*** Data lines

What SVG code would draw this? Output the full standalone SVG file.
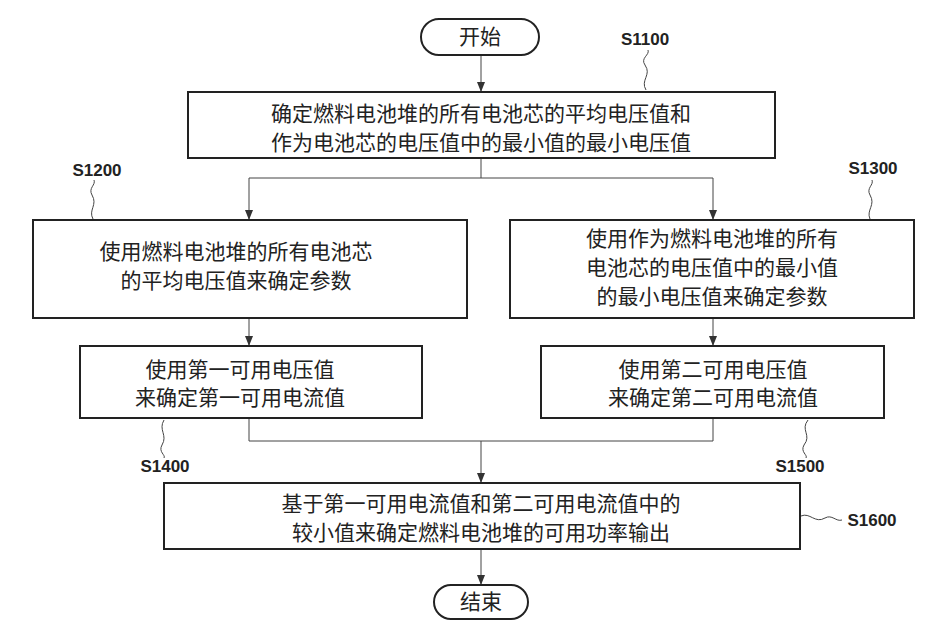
<svg xmlns="http://www.w3.org/2000/svg" width="925" height="638" viewBox="0 0 925 638">
<style>
.b{fill:#fff;stroke:#222;stroke-width:2}
.t{font-family:"Liberation Sans","Noto Sans CJK SC",sans-serif;font-size:21px;fill:#222;text-anchor:middle}
.l{font-family:"Liberation Sans",sans-serif;font-size:17px;font-weight:bold;fill:#222;text-anchor:middle}
.c{fill:none;stroke:#444;stroke-width:1}
</style>
<defs><marker id="a" markerWidth="10" markerHeight="8" refX="9" refY="4" orient="auto" markerUnits="userSpaceOnUse"><path d="M0,0 L10,4 L0,8 Z" fill="#333"/></marker></defs>
<rect width="925" height="638" fill="#fff"/>
<g id="connectors">
<line class="c" x1="481" y1="55" x2="481" y2="91" marker-end="url(#a)"/>
<path class="c" d="M481,158 V178 M249,178 H713"/>
<line class="c" x1="249" y1="178" x2="249" y2="219" marker-end="url(#a)"/>
<line class="c" x1="713" y1="178" x2="713" y2="219" marker-end="url(#a)"/>
<line class="c" x1="249" y1="318" x2="249" y2="345" marker-end="url(#a)"/>
<line class="c" x1="713" y1="318" x2="713" y2="345" marker-end="url(#a)"/>
<path class="c" d="M249,418 V441 H713 V418"/>
<line class="c" x1="481" y1="441" x2="481" y2="482" marker-end="url(#a)"/>
<line class="c" x1="481" y1="549" x2="481" y2="584" marker-end="url(#a)"/>
<path class="c" d="M646,90 C640,80 652,75 645,65 C640,58 650,55 648,50"/>
<path class="c" d="M93,219 C88,210 98,205 92,195 C88,188 96,185 94,180"/>
<path class="c" d="M870,219 C866,210 876,205 870,195 C866,188 874,185 872,180"/>
<path class="c" d="M164,420 C158,430 168,435 162,445 C158,452 166,455 164,458"/>
<path class="c" d="M808,420 C800,430 812,435 804,445 C800,452 808,455 806,458"/>
<path class="c" d="M801,516 C810,512 815,524 825,518 C832,514 836,522 842,520"/>
</g>
<g id="start"><rect class="b" x="421" y="19" width="118" height="36" rx="18"/><text class="t" x="480" y="44">开始</text></g>
<g id="s1100"><rect class="b" x="188" y="92" width="587" height="66"/><text class="t" x="481" y="121">确定燃料电池堆的所有电池芯的平均电压值和</text><text class="t" x="481" y="150">作为电池芯的电压值中的最小值的最小电压值</text><text class="l" x="645" y="45">S1100</text></g>
<g id="s1200"><rect class="b" x="33" y="220" width="434" height="98"/><text class="t" x="236" y="259">使用燃料电池堆的所有电池芯</text><text class="t" x="236" y="288">的平均电压值来确定参数</text><text class="l" x="97" y="176">S1200</text></g>
<g id="s1300"><rect class="b" x="510" y="220" width="404" height="98"/><text class="t" x="712" y="246">使用作为燃料电池堆的所有</text><text class="t" x="712" y="275">电池芯的电压值中的最小值</text><text class="l" x="873" y="174">S1300</text><text class="t" x="712" y="304">的最小电压值来确定参数</text></g>
<g id="s1400"><rect class="b" x="80" y="346" width="342" height="72"/><text class="t" x="240" y="377">使用第一可用电压值</text><text class="t" x="240" y="405">来确定第一可用电流值</text><text class="l" x="165" y="472">S1400</text></g>
<g id="s1500"><rect class="b" x="541" y="346" width="343" height="72"/><text class="t" x="713" y="377">使用第二可用电压值</text><text class="t" x="713" y="405">来确定第二可用电流值</text><text class="l" x="800" y="472">S1500</text></g>
<g id="s1600"><rect class="b" x="164" y="483" width="636" height="66"/><text class="t" x="481" y="511">基于第一可用电流值和第二可用电流值中的</text><text class="t" x="481" y="540">较小值来确定燃料电池堆的可用功率输出</text><text class="l" x="872" y="526">S1600</text></g>
<g id="end"><rect class="b" x="434" y="585" width="94" height="34" rx="17"/><text class="t" x="481" y="609">结束</text></g>
</svg>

******

The data above should be repeated exactly, minus any pictures.

What SVG code would draw this? Output the full standalone SVG file.
<svg xmlns="http://www.w3.org/2000/svg" width="925" height="638" viewBox="0 0 925 638">
<style>
.b{fill:#fff;stroke:#222;stroke-width:2}
.t{font-family:"Liberation Sans","Noto Sans CJK SC",sans-serif;font-size:21px;fill:#222;text-anchor:middle}
.l{font-family:"Liberation Sans",sans-serif;font-size:17px;font-weight:bold;fill:#222;text-anchor:middle}
.c{fill:none;stroke:#444;stroke-width:1}
</style>
<defs><marker id="a" markerWidth="10" markerHeight="8" refX="9" refY="4" orient="auto" markerUnits="userSpaceOnUse"><path d="M0,0 L10,4 L0,8 Z" fill="#333"/></marker></defs>
<rect width="925" height="638" fill="#fff"/>
<g id="connectors">
<line class="c" x1="481" y1="55" x2="481" y2="91" marker-end="url(#a)"/>
<path class="c" d="M481,158 V178 M249,178 H713"/>
<line class="c" x1="249" y1="178" x2="249" y2="219" marker-end="url(#a)"/>
<line class="c" x1="713" y1="178" x2="713" y2="219" marker-end="url(#a)"/>
<line class="c" x1="249" y1="318" x2="249" y2="345" marker-end="url(#a)"/>
<line class="c" x1="713" y1="318" x2="713" y2="345" marker-end="url(#a)"/>
<path class="c" d="M249,418 V441 H713 V418"/>
<line class="c" x1="481" y1="441" x2="481" y2="482" marker-end="url(#a)"/>
<line class="c" x1="481" y1="549" x2="481" y2="584" marker-end="url(#a)"/>
<path class="c" d="M646,90 C640,80 652,75 645,65 C640,58 650,55 648,50"/>
<path class="c" d="M93,219 C88,210 98,205 92,195 C88,188 96,185 94,180"/>
<path class="c" d="M870,219 C866,210 876,205 870,195 C866,188 874,185 872,180"/>
<path class="c" d="M164,420 C158,430 168,435 162,445 C158,452 166,455 164,458"/>
<path class="c" d="M808,420 C800,430 812,435 804,445 C800,452 808,455 806,458"/>
<path class="c" d="M801,516 C810,512 815,524 825,518 C832,514 836,522 842,520"/>
</g>
<g id="start"><rect class="b" x="421" y="19" width="118" height="36" rx="18"/><text class="t" x="480" y="44">开始</text></g>
<g id="s1100"><rect class="b" x="188" y="92" width="587" height="66"/><text class="t" x="481" y="121">确定燃料电池堆的所有电池芯的平均电压值和</text><text class="t" x="481" y="150">作为电池芯的电压值中的最小值的最小电压值</text><text class="l" x="645" y="45">S1100</text></g>
<g id="s1200"><rect class="b" x="33" y="220" width="434" height="98"/><text class="t" x="236" y="259">使用燃料电池堆的所有电池芯</text><text class="t" x="236" y="288">的平均电压值来确定参数</text><text class="l" x="97" y="176">S1200</text></g>
<g id="s1300"><rect class="b" x="510" y="220" width="404" height="98"/><text class="t" x="712" y="246">使用作为燃料电池堆的所有</text><text class="t" x="712" y="275">电池芯的电压值中的最小值</text><text class="l" x="873" y="174">S1300</text><text class="t" x="712" y="304">的最小电压值来确定参数</text></g>
<g id="s1400"><rect class="b" x="80" y="346" width="342" height="72"/><text class="t" x="240" y="377">使用第一可用电压值</text><text class="t" x="240" y="405">来确定第一可用电流值</text><text class="l" x="165" y="472">S1400</text></g>
<g id="s1500"><rect class="b" x="541" y="346" width="343" height="72"/><text class="t" x="713" y="377">使用第二可用电压值</text><text class="t" x="713" y="405">来确定第二可用电流值</text><text class="l" x="800" y="472">S1500</text></g>
<g id="s1600"><rect class="b" x="164" y="483" width="636" height="66"/><text class="t" x="481" y="511">基于第一可用电流值和第二可用电流值中的</text><text class="t" x="481" y="540">较小值来确定燃料电池堆的可用功率输出</text><text class="l" x="872" y="526">S1600</text></g>
<g id="end"><rect class="b" x="434" y="585" width="94" height="34" rx="17"/><text class="t" x="481" y="609">结束</text></g>
</svg>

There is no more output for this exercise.